Hubo científicos que rehusaron continuar el trabajo, pero de inmediato les enseñaron películas de sus seres queridos, que habían sido trasladados a instalaciones militares de alta seguridad. Una joven científica dijo que, aunque la amenazaran, ella no iba a hacer eso, y de un tiro en la cabeza cayó muerta. Otros dos científicos, una mujer y un hombre, también fueron asesinados a sangre fría frente a sus colegas, por negarse también. Entonces los demás pidieron hablar entre ellos, a solas, y decidieron que del virus podían salvarse, pero no de los militares. Terminaron su trabajo a tiempo y el virus comenzó a propagarse. Era un virus de la familia de las diademas. La cepa, la número 19. Lo identificaron como el DIVID19.

El primer centro urbano afectado, por supuesto, fue el de la universidad donde estaba el laboratorio. A los tres días el número de infectados era tan grande, que cerraron todas las vías de acceso. Nadie podía entrar ni salir, por ningún medio ni motivo. Tal como esperaba el alto gobierno, comenzaron a fallecer ancianos. Para disimular su fechoría, construyeron hospitales en tiempo récord. Pero la gente seguía muriendo. Llegó un momento en que el número de enfermos era tan grande, que la solución del régimen central fue soldar las puertas y ventanas de las casas donde hubiera enfermos, para que murieran adentro. Fueron más «benevolentes» que uno de sus países vecinos, donde el mandatario -un gordo ególatra y desquiciado- decidió matar a todo el que presentara síntomas del virus.
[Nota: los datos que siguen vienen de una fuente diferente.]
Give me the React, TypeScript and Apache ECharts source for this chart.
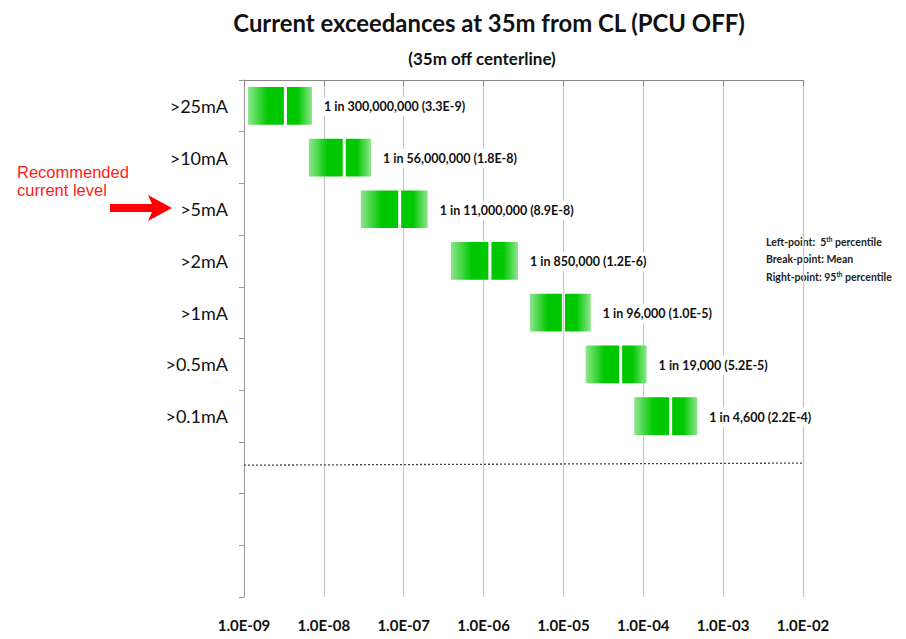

Poco se sabía en el resto del planeta. Pero la globalización terminó por imponerse. Y la economía –siempre la economía– empezó a acusar el resultado del virus. Las bolsas del mundo cayeron estrepitosamente. En el hemisferio libre, los tenedores de acciones comenzaron a vender al precio que fuera, lo que representó para muchos una gran pérdida. Cuando el porcentaje de caída estaba cerca de 50%, ¡oh, sorpresa! los inversionistas del país grande compraron a precio de gallina flaca las compañías del mundo libre, y también sus licencias. Una maniobra que nadie se esperaba.

Hubo países donde pensaron que el virus letal se quedaría en el país grande, pero se equivocaron. Personas que a pesar de las restricciones lograron huir, lo llevaron consigo a todas partes. Campañas de información caían ante las campañas de desinformación. Muchos pensaron que era una gripe (como la influenza que da aquí en nuestro mundo), pero se equivocaron. Los hospitales en todas partes colapsaron: no había suficientes camas ni respiradores, las medicinas no curaban, no había suficientes tapabocas, batas, cobertores, guantes ni ningún otro implemento médico. El pánico cundió.

Entonces, salió el país grande al rescate: ellos tenían la forma rápida y expedita de proveer a todo el planeta azul con los implementos médicos necesarios y, además, anunciaron que en poco tiempo tendrían la vacuna para el mismo virus que ellos habían creado.

¿Ciencia ficción? Dicen los físicos cuánticos que en los universos paralelos cualquier cosa es posible.